**Task goal**:
Print the listing from its top line through the line containing "z_ticks = [0, 1, 2, 3, 4, 5, 6, 7, 8]", nothing more, and leave out the pictures.

**Recorded data**:
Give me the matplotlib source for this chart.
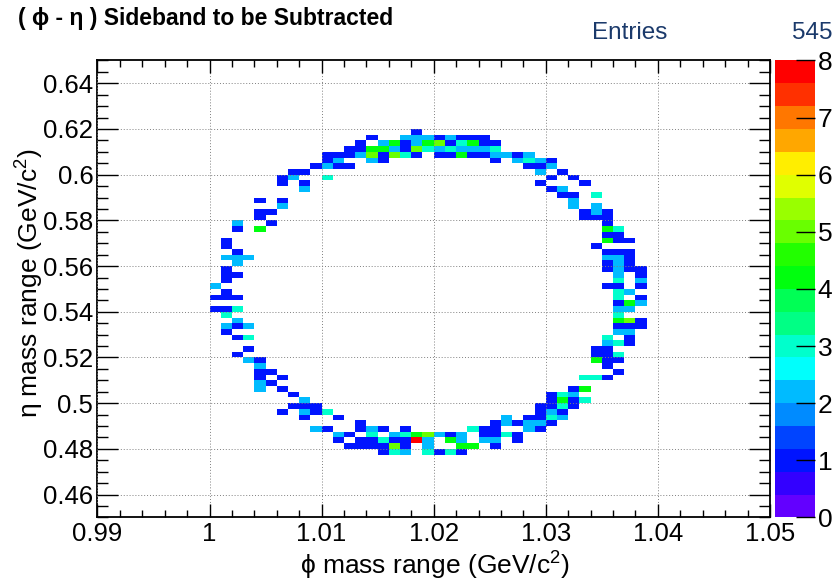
import colorsys

import numpy as np
import matplotlib
matplotlib.use("Agg")
import matplotlib.pyplot as plt
from matplotlib.colors import ListedColormap, BoundaryNorm
from matplotlib.ticker import MultipleLocator

plt.rcParams["font.family"] = ["Liberation Sans", "DejaVu Sans"]
plt.rcParams["mathtext.fontset"] = "custom"
plt.rcParams["mathtext.rm"] = "Liberation Sans"
plt.rcParams["mathtext.it"] = "Liberation Sans:italic"

# ---- histogram definition -------------------------------------------------
phi_lo, phi_hi, n_phi = 0.99, 1.05, 60
eta_lo, eta_hi, n_eta = 0.45, 0.65, 80
z_min, z_max, n_contours = 0, 8, 20
n_entries = 545

title = "( \u03d5 - \u03b7 ) Sideband to be Subtracted"
x_title = "\u03d5 mass range (GeV/c$^{2}$)"
y_title = "\u03b7 mass range (GeV/c$^{2}$)"

x_ticks = [0.99, 1.0, 1.01, 1.02, 1.03, 1.04, 1.05]
x_tick_labels = ["0.99", "1", "1.01", "1.02", "1.03", "1.04", "1.05"]
y_ticks = [0.46, 0.48, 0.50, 0.52, 0.54, 0.56, 0.58, 0.60, 0.62, 0.64]
y_tick_labels = ["0.46", "0.48", "0.5", "0.52", "0.54", "0.56", "0.58", "0.6", "0.62", "0.64"]
z_ticks = [0, 1, 2, 3, 4, 5, 6, 7, 8]

# bin contents: eta bin -> [(phi bin counted from 1.000 GeV, entries), ...]
ring_counts = {
    67: [(18, 1)],
    66: [(14, 1), (17, 2), (18, 2), (19, 2), (20, 1), (21, 2), (22, 1), (23, 1), (24, 1)],
    65: [(13, 1), (15, 2), (16, 4), (17, 1), (18, 2), (19, 4), (20, 5), (21, 1), (22, 3),
         (23, 4), (24, 1), (25, 1)],
    64: [(12, 1), (13, 1), (14, 4), (15, 4), (16, 2), (17, 1), (18, 5), (19, 3), (20, 2),
         (21, 3), (22, 2), (23, 2), (24, 2), (25, 3)],
    63: [(10, 1), (11, 1), (12, 1), (13, 2), (14, 5), (15, 1), (16, 5), (17, 3), (18, 1),
         (20, 1), (21, 1), (22, 4), (23, 1), (24, 1), (25, 2), (26, 2), (27, 1), (28, 2)],
    62: [(10, 1), (11, 2), (14, 2), (15, 1), (25, 1), (27, 2), (28, 3), (29, 2), (30, 1)],
    61: [(9, 1), (10, 2), (11, 1), (12, 1), (28, 1), (29, 1), (30, 2)],
    60: [(7, 1), (8, 1), (29, 2), (31, 1)],
    59: [(6, 1), (7, 2), (10, 3), (30, 1), (32, 1)],
    58: [(6, 1), (8, 1), (29, 1), (33, 1)],
    57: [(8, 2), (30, 1), (31, 2)],
    56: [(31, 1), (32, 1), (34, 3)],
    55: [(4, 1), (6, 1), (32, 2)],
    54: [(6, 2), (32, 2), (34, 2)],
    53: [(4, 1), (5, 1), (33, 1), (34, 2), (35, 1)],
    52: [(4, 1), (33, 1), (34, 1), (35, 1)],
    51: [(2, 2), (5, 1), (35, 1)],
    50: [(2, 1), (4, 4), (35, 4), (36, 3)],
    49: [(35, 1), (36, 1)],
    48: [(1, 1), (35, 4), (36, 1), (37, 1)],
    47: [(1, 1), (34, 1)],
    46: [(2, 1), (35, 1), (36, 1), (37, 1)],
    45: [(1, 2), (2, 2), (3, 2), (35, 2), (36, 2), (37, 1)],
    44: [(2, 2), (35, 1), (36, 2), (37, 1)],
    43: [(1, 1), (35, 1), (36, 2), (37, 1), (38, 1)],
    42: [(1, 1), (2, 1), (36, 2), (38, 1)],
    41: [(1, 1), (36, 3), (38, 2)],
    40: [(0, 2), (35, 1), (36, 1), (38, 1)],
    39: [(1, 1), (36, 3), (37, 2)],
    38: [(0, 1), (1, 1), (2, 1), (36, 3), (38, 1)],
    37: [(36, 1), (37, 4), (38, 2)],
    36: [(0, 1), (1, 1), (2, 3), (36, 2), (37, 2)],
    35: [(1, 3), (36, 3)],
    34: [(2, 2), (36, 4), (37, 5), (38, 1)],
    33: [(1, 2), (2, 1), (3, 2), (36, 1), (37, 1), (38, 1)],
    32: [(1, 1), (36, 2), (37, 2)],
    31: [(2, 1), (3, 3), (35, 3), (37, 1)],
    30: [(35, 2), (36, 3), (37, 1)],
    29: [(3, 1), (34, 1), (35, 1)],
    28: [(2, 1), (34, 1), (35, 1), (36, 3)],
    27: [(3, 2), (4, 1), (34, 4), (35, 1), (36, 1)],
    26: [(4, 2), (35, 1)],
    25: [(4, 1), (5, 1), (36, 1)],
    24: [(4, 1), (6, 1), (33, 3), (34, 3), (35, 1)],
    23: [(4, 2), (5, 1)],
    22: [(4, 2), (6, 1), (32, 1), (33, 4)],
    21: [(7, 1), (30, 1), (31, 3), (32, 2)],
    20: [(8, 2), (30, 1), (31, 4), (32, 1), (33, 3)],
    19: [(7, 1), (8, 1), (9, 1), (29, 1), (30, 1), (31, 3), (32, 1)],
    18: [(6, 1), (8, 2), (9, 1), (10, 3), (29, 1), (30, 2), (31, 1)],
    17: [(8, 1), (11, 1), (26, 2), (28, 1), (29, 1), (30, 3), (31, 2)],
    16: [(13, 1), (25, 1), (26, 2), (27, 1), (28, 2), (29, 2), (30, 1)],
    15: [(9, 2), (10, 1), (13, 1), (14, 2), (15, 1), (17, 1), (23, 3), (24, 1), (25, 1),
         (28, 2), (29, 1)],
    14: [(11, 2), (12, 1), (14, 3), (16, 2), (17, 3), (18, 4), (19, 5), (20, 2), (21, 1),
         (22, 2), (24, 1), (25, 1), (26, 3), (27, 1)],
    13: [(11, 1), (13, 1), (14, 1), (15, 3), (16, 1), (17, 1), (18, 8), (19, 2), (21, 4),
         (22, 2), (24, 2), (25, 2), (27, 1)],
    12: [(12, 1), (13, 1), (14, 1), (15, 1), (16, 5), (17, 1), (19, 2), (22, 4), (23, 4),
         (25, 1)],
    11: [(15, 1), (16, 3), (17, 2), (19, 3), (20, 1), (21, 3), (22, 1)],
}
phi_offset = 10  # bins between 0.99 and 1.000 GeV

# ---- fill the 2D histogram --------------------------------------------------
hist = np.zeros((n_eta, n_phi))
for eta_bin, cells in ring_counts.items():
    for phi_bin, count in cells:
        hist[eta_bin, phi_bin + phi_offset] = count
hist = np.ma.masked_equal(hist, 0)

phi_edges = np.linspace(phi_lo, phi_hi, n_phi + 1)
eta_edges = np.linspace(eta_lo, eta_hi, n_eta + 1)

# ROOT "pretty" palette: 50 hues from violet to red, sampled by 20 contours
pretty = [colorsys.hls_to_rgb((280.0 - (i + 1) * 280.0 / 50) / 360.0, 0.5, 1.0)
          for i in range(50)]
band_colors = [pretty[int((k + 0.99) * 50 / n_contours)] for k in range(n_contours)]
cmap = ListedColormap(band_colors)
cmap.set_over(band_colors[-1])
levels = np.linspace(z_min, z_max, n_contours + 1)
norm = BoundaryNorm(levels, cmap.N)

# ---- figure -----------------------------------------------------------------
fig = plt.figure(figsize=(8.38, 5.84), dpi=100)
ax = fig.add_axes([0.1163, 0.1139, 0.8025, 0.7827])
mesh = ax.pcolormesh(phi_edges, eta_edges, hist, cmap=cmap, norm=norm,
                     edgecolors="none", antialiased=False, zorder=1)

ax.set_xlim(phi_lo, phi_hi)
ax.set_ylim(eta_lo, eta_hi)
ax.set_xticks(x_ticks)
ax.set_xticklabels(x_tick_labels)
ax.set_yticks(y_ticks)
ax.set_yticklabels(y_tick_labels)
ax.xaxis.set_minor_locator(MultipleLocator(0.002))
ax.yaxis.set_minor_locator(MultipleLocator(0.005))

ax.tick_params(axis="both", which="both", direction="in", top=True, right=True,
               labelsize=18.5, width=1.0, colors="black")
ax.tick_params(axis="x", which="major", length=9.5, pad=3)
ax.tick_params(axis="x", which="minor", length=5)
ax.tick_params(axis="y", which="major", length=15, pad=3)
ax.tick_params(axis="y", which="minor", length=8)

ax.set_axisbelow(False)
ax.grid(True, which="major", linestyle=(0, (1, 2)), color="#808080", linewidth=0.7)
for spine in ax.spines.values():
    spine.set_linewidth(1.3)

# axis titles
fig.text(0.519, 0.031, x_title, fontsize=19, ha="center", va="center")
fig.text(0.036, 0.515, y_title, fontsize=19, ha="center", va="center", rotation=90)

# palette axis
cax = fig.add_axes([0.9248, 0.1139, 0.0477, 0.7827])
cb = fig.colorbar(mesh, cax=cax, ticks=z_ticks)
cb.outline.set_visible(False)
cax.tick_params(axis="y", which="major", direction="in", right=True, left=False,
                length=14, width=1.0, labelsize=19, pad=2)
cax.tick_params(axis="y", which="minor", length=0)
cax.set_yticklabels([str(t) for t in z_ticks])

# title and statistics
fig.text(0.022, 0.969, title, fontsize=16.5, fontweight="bold", ha="left", va="center")
fig.text(0.706, 0.9435, "Entries", fontsize=17.5, color="#1b3a6b", ha="left", va="center")
fig.text(0.993, 0.9435, f"{n_entries}", fontsize=17.5, color="#1b3a6b", ha="right", va="center")

fig.savefig("out.png", dpi=100, facecolor="white")
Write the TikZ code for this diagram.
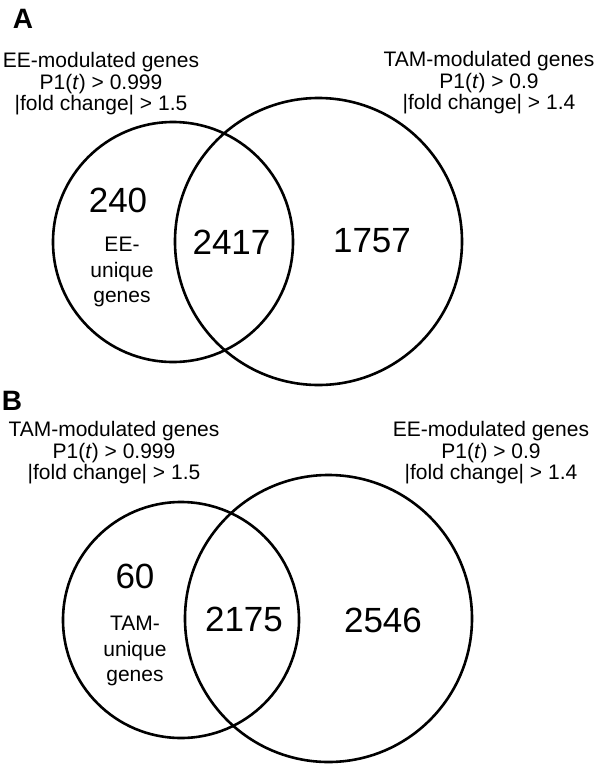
\documentclass[tikz,border=0pt]{standalone}
\usepackage{fontspec}
\setmainfont{Liberation Sans}
\usetikzlibrary{positioning}

\begin{document}
\begin{tikzpicture}[
      x=1pt, y=-1pt,
      setcircle/.style={
        circle,
        draw=black, line width=2.6pt,
        inner sep=0pt
      },
      headtext/.style={font=\fontsize{21}{21.5}\selectfont, align=center, inner sep=0pt},
      countnum/.style={font=\fontsize{35}{36}\selectfont, inner sep=0pt},
      uniqtext/.style={font=\fontsize{21}{25.5}\selectfont, align=center, inner sep=0pt},
      panellabel/.style={font=\fontsize{28}{28}\selectfont\bfseries, inner sep=0pt}
    ]
      \useasboundingbox (0,0) rectangle (600,764);

      % panel A
      \node[panellabel] (labA) at (23,19) {A};
      \node[headtext] (headEEa) at (101,84) {EE-modulated genes\\
        P1(\textit{t}) > 0.999\\
        |fold change| > 1.5};
      \node[headtext] (headTAMa) at (489,83) {TAM-modulated genes\\
        P1(\textit{t}) > 0.9\\
        |fold change| > 1.4};
      \node[setcircle, minimum size=240pt] (eeA) at (173,242) {};
      \node[setcircle, minimum size=287pt] (tamA) at (318.5,241.5) {};
      \node[countnum] (onlyEEa) at (118,200) {240};
      \node[uniqtext] (uniqEEa) at (122,272) {EE-\\unique\\genes};
      \node[countnum] (bothA) at (231.5,242) {2417};
      \node[countnum] (onlyTAMa) at (372,241) {1757};

      % panel B
      \node[panellabel] (labB) at (12,401) {B};
      \node[headtext] (headTAMb) at (114,453) {TAM-modulated genes\\
        P1(\textit{t}) > 0.999\\
        |fold change| > 1.5};
      \node[headtext] (headEEb) at (491,453) {EE-modulated genes\\
        P1(\textit{t}) > 0.9\\
        |fold change| > 1.4};
      \node[setcircle, minimum size=236pt] (tamB) at (181,620) {};
      \node[setcircle, minimum size=287pt] (eeB) at (328.5,618.5) {};
      \node[countnum] (onlyTAMb) at (135,576) {60};
      \node[uniqtext] (uniqTAMb) at (135,651) {TAM-\\unique\\genes};
      \node[countnum] (bothB) at (244,619) {2175};
      \node[countnum] (onlyEEb) at (383,620) {2546};
    \end{tikzpicture}
\end{document}
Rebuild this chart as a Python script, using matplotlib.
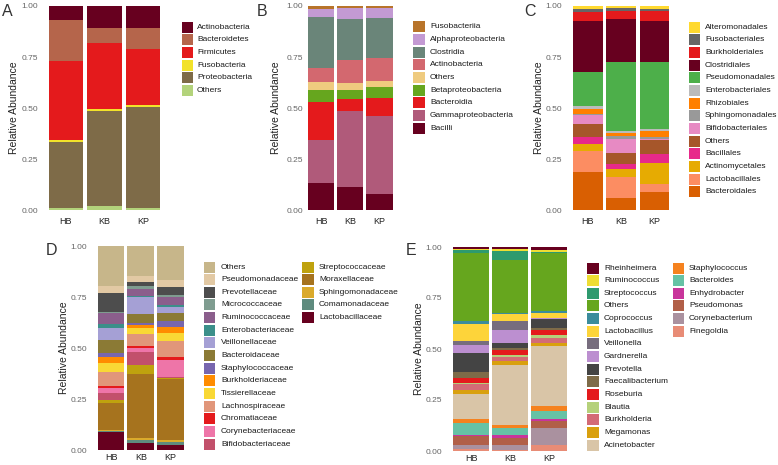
import numpy as np
import matplotlib
matplotlib.use("Agg")
import matplotlib.pyplot as plt
from matplotlib.patches import Rectangle

plt.rcParams['font.family'] = ['Liberation Sans', 'DejaVu Sans']

W, H = 778, 465
samples = ['HB', 'KB', 'KP']

# ---- data (legend order = stack order, top to bottom) ----
a_names = ['Actinobacteria', 'Bacteroidetes', 'Firmicutes', 'Fusobacteria',
           'Proteobacteria', 'Others']
a_cols = ['#67001F', '#B5654B', '#E41A1C', '#F2E22A', '#7E6B48', '#B3D37B']
a_hb = [0.07, 0.20, 0.385, 0.01, 0.325, 0.01]
a_kb = [0.11, 0.07, 0.325, 0.01, 0.465, 0.02]
a_kp = [0.11, 0.10, 0.277, 0.006, 0.495, 0.012]

b_names = ['Fusobacteriia', 'Alphaproteobacteria', 'Clostridia', 'Actinobacteria',
           'Others', 'Betaproteobacteria', 'Bacteroidia', 'Gammaproteobacteria',
           'Bacilli']
b_cols = ['#B8742A', '#C39AD3', '#6A8579', '#D3686F', '#EFCB7F', '#66A61E',
          '#E41A1C', '#B05A7A', '#67001F']
b_hb = [0.015, 0.041, 0.246, 0.072, 0.038, 0.059, 0.186, 0.209, 0.134]
b_kb = [0.011, 0.051, 0.204, 0.113, 0.031, 0.044, 0.062, 0.370, 0.114]
b_kp = [0.010, 0.049, 0.194, 0.113, 0.029, 0.056, 0.088, 0.384, 0.077]

c_names = ['Alteromonadales', 'Fusobacteriales', 'Burkholderiales', 'Clostridiales',
           'Pseudomonadales', 'Enterobacteriales', 'Rhizobiales', 'Sphingomonadales',
           'Bifidobacteriales', 'Others', 'Bacillales', 'Actinomycetales',
           'Lactobacillales', 'Bacteroidales']
c_cols = ['#FFD92F', '#666666', '#E41A1C', '#67001F', '#4DAF4A', '#BBBBBB',
          '#FF7F00', '#999999', '#E78AC3', '#A6562A', '#E7298A', '#E6AB02',
          '#FC8D62', '#D95F02']
c_hb = [0.015, 0.015, 0.045, 0.247, 0.168, 0.017, 0.02, 0.008, 0.042, 0.067,
        0.033, 0.033, 0.105, 0.185]
c_kb = [0.01, 0.013, 0.042, 0.208, 0.34, 0.008, 0.016, 0.013, 0.069, 0.056,
        0.025, 0.04, 0.10, 0.06]
c_kp = [0.017, 0.006, 0.049, 0.201, 0.33, 0.011, 0.026, 0.012, 0.005, 0.068,
        0.043, 0.106, 0.039, 0.087]

d_names = ['Others', 'Pseudomonadaceae', 'Prevotellaceae', 'Micrococcaceae',
           'Ruminococcaceae', 'Enterobacteriaceae', 'Veillonellaceae',
           'Bacteroidaceae', 'Staphylococcaceae', 'Burkholderiaceae',
           'Tissierellaceae', 'Lachnospiraceae', 'Chromatiaceae',
           'Corynebacteriaceae', 'Bifidobacteriaceae', 'Streptococcaceae',
           'Moraxellaceae', 'Sphingomonadaceae', 'Comamonadaceae',
           'Lactobacillaceae']
d_cols = ['#C7B68A', '#E2C9A4', '#4D4D4D', '#7F9C90', '#8B5E8C', '#3B8F8A',
          '#A5A0D5', '#8B7A35', '#7766AE', '#FF8C00', '#F9D835', '#E1967A',
          '#E41A1C', '#EE75A8', '#C2506B', '#BFA20E', '#A6731E', '#DAAA2C',
          '#5F8B7E', '#67001F']
d_hb = [0.194, 0.038, 0.093, 0.005, 0.054, 0.016, 0.061, 0.062, 0.019, 0.033,
        0.044, 0.067, 0.012, 0.021, 0.038, 0.011, 0.134, 0.005, 0.006, 0.087]
d_kb = [0.147, 0.028, 0.019, 0.018, 0.031, 0.009, 0.081, 0.044, 0.010, 0.017,
        0.027, 0.059, 0.008, 0.022, 0.063, 0.044, 0.314, 0.010, 0.015, 0.034]
d_kp = [0.167, 0.033, 0.040, 0.008, 0.040, 0.009, 0.030, 0.042, 0.028, 0.031,
        0.038, 0.076, 0.017, 0.083, 0.003, 0.005, 0.303, 0.009, 0.012, 0.026]

e_names = ['Rheinheimera', 'Ruminococcus', 'Streptococcus', 'Others',
           'Coprococcus', 'Lactobacillus', 'Veillonella', 'Gardnerella',
           'Prevotella', 'Faecalibacterium', 'Roseburia', 'Blautia',
           'Burkholderia', 'Megamonas', 'Acinetobacter', 'Staphylococcus',
           'Bacteroides', 'Enhydrobacter', 'Pseudomonas', 'Corynebacterium',
           'Finegoldia']
e_cols = ['#67001F', '#EEDD33', '#2E9A6E', '#66A61E', '#3B8C9C', '#FDD43A',
          '#776D7E', '#BC8FD0', '#444444', '#7E6B48', '#E41A1C', '#B5D17A',
          '#D36B76', '#D9A00E', '#D9C5A7', '#F5821F', '#66C2A5', '#C8359B',
          '#B15F48', '#AA919F', '#E88C76']
e_hb = [0.01, 0.006, 0.012, 0.335, 0.013, 0.085, 0.021, 0.036, 0.095, 0.031,
        0.021, 0.008, 0.030, 0.016, 0.123, 0.019, 0.061, 0.004, 0.045, 0.019,
        0.01]
e_kb = [0.010, 0.010, 0.045, 0.257, 0.008, 0.033, 0.045, 0.061, 0.024, 0.010,
        0.027, 0.009, 0.020, 0.019, 0.296, 0.012, 0.036, 0.016, 0.032, 0.025,
        0.005]
e_kp = [0.015, 0.01, 0.005, 0.285, 0.010, 0.022, 0.003, 0.003, 0.046, 0.009,
        0.023, 0.017, 0.021, 0.016, 0.294, 0.025, 0.041, 0.008, 0.036, 0.082,
        0.029]

fig = plt.figure(figsize=(W / 100, H / 100), dpi=100)
fig.patch.set_facecolor('white')

# overlay in pixel coords for letters, y labels and legends
ov = fig.add_axes([0, 0, 1, 1])
ov.set_xlim(0, W)
ov.set_ylim(H, 0)
ov.axis('off')


def panel(letter, names, cols, data, left, c1, u, ytop, ybot,
          ylab_x, letter_xy, leg_cols, xpad=5):
    xlo = 1 - (c1 - left) / u
    xhi = 3.56
    right = c1 + (xhi - 1) * u
    ax = fig.add_axes([left / W, 1 - ybot / H, (right - left) / W, (ybot - ytop) / H])
    vals = np.array(data, dtype=float)
    vals = vals / vals.sum(axis=1, keepdims=True)   # position = "fill"
    for i in range(3):
        cum = 0.0
        for k in range(len(names) - 1, -1, -1):
            ax.bar(i + 1, vals[i, k], width=0.9, bottom=cum, color=cols[k],
                   linewidth=0)
            cum += vals[i, k]
    ax.set_xlim(xlo, xhi)
    ax.set_ylim(0, 1)
    ax.set_xticks([1, 2, 3])
    ax.set_xticklabels(samples)
    ax.set_yticks([0, 0.25, 0.5, 0.75, 1.0])
    ax.set_yticklabels(['0.00', '0.25', '0.50', '0.75', '1.00'])
    ax.tick_params(axis='both', length=0)
    ax.tick_params(axis='y', labelsize=6, labelcolor='#666666', pad=3)
    ax.tick_params(axis='x', labelsize=6.5, labelcolor='#222222', pad=xpad)
    for s in ax.spines.values():
        s.set_visible(False)
    ov.text(ylab_x, (ytop + ybot) / 2, 'Relative Abundance', rotation=90,
            ha='center', va='center', fontsize=7.5, color='#222222')
    ov.text(letter_xy[0], letter_xy[1], letter, ha='left', va='top',
            fontsize=11.5, color='#333333')
    # legend columns: (swatch_x, text_x, first_row_y, names, colours)
    for sx, tx, y0, nm, cl in leg_cols:
        for j, (n, c) in enumerate(zip(nm, cl)):
            yc = y0 + j * 12.65
            ov.add_patch(Rectangle((sx, yc - 5.5), 11.5, 11, color=c, lw=0))
            ov.text(tx, yc, n, ha='left', va='center', fontsize=6,
                    color='#1a1a1a')
    return ax


panel('A', a_names, a_cols, [a_hb, a_kb, a_kp], 42.5, 66, 38.5, 6, 210,
      14, (1.5, 3.5), [(182, 197, 27.3, a_names, a_cols)])
panel('B', b_names, b_cols, [b_hb, b_kb, b_kp], 307.5, 321, 29.25, 6, 210,
      276, (256.5, 3.5), [(413.5, 430, 27.0, b_names, b_cols)])
panel('C', c_names, c_cols, [c_hb, c_kb, c_kp], 566.5, 588, 33.25, 6, 210,
      539, (524.5, 3.5), [(689, 705, 27.3, c_names, c_cols)])
panel('D', d_names, d_cols, [d_hb, d_kb, d_kp], 91.5, 111, 29.75, 246, 450,
      64, (45.5, 242.5),
      [(204, 221, 267, d_names[:15], d_cols[:15]),
       (302.5, 319, 267, d_names[15:], d_cols[15:])], xpad=2.5)
panel('E', e_names, e_cols, [e_hb, e_kb, e_kp], 446.5, 471, 39, 247, 451,
      419, (405.5, 242.5),
      [(587.5, 604, 268, e_names[:15], e_cols[:15]),
       (673, 689, 268, e_names[15:], e_cols[15:])], xpad=2)

fig.savefig('out.png', dpi=100, facecolor='white')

**Result of the task**:
Give me the matplotlib source for this chart.
import colorsys

import numpy as np
import matplotlib
matplotlib.use("Agg")
import matplotlib.pyplot as plt
from matplotlib.colors import ListedColormap, BoundaryNorm
from matplotlib.ticker import MultipleLocator

plt.rcParams["font.family"] = ["Liberation Sans", "DejaVu Sans"]
plt.rcParams["mathtext.fontset"] = "custom"
plt.rcParams["mathtext.rm"] = "Liberation Sans"
plt.rcParams["mathtext.it"] = "Liberation Sans:italic"

# ---- histogram definition -------------------------------------------------
phi_lo, phi_hi, n_phi = 0.99, 1.05, 60
eta_lo, eta_hi, n_eta = 0.45, 0.65, 80
z_min, z_max, n_contours = 0, 8, 20
n_entries = 545

title = "( \u03d5 - \u03b7 ) Sideband to be Subtracted"
x_title = "\u03d5 mass range (GeV/c$^{2}$)"
y_title = "\u03b7 mass range (GeV/c$^{2}$)"

x_ticks = [0.99, 1.0, 1.01, 1.02, 1.03, 1.04, 1.05]
x_tick_labels = ["0.99", "1", "1.01", "1.02", "1.03", "1.04", "1.05"]
y_ticks = [0.46, 0.48, 0.50, 0.52, 0.54, 0.56, 0.58, 0.60, 0.62, 0.64]
y_tick_labels = ["0.46", "0.48", "0.5", "0.52", "0.54", "0.56", "0.58", "0.6", "0.62", "0.64"]
z_ticks = [0, 1, 2, 3, 4, 5, 6, 7, 8]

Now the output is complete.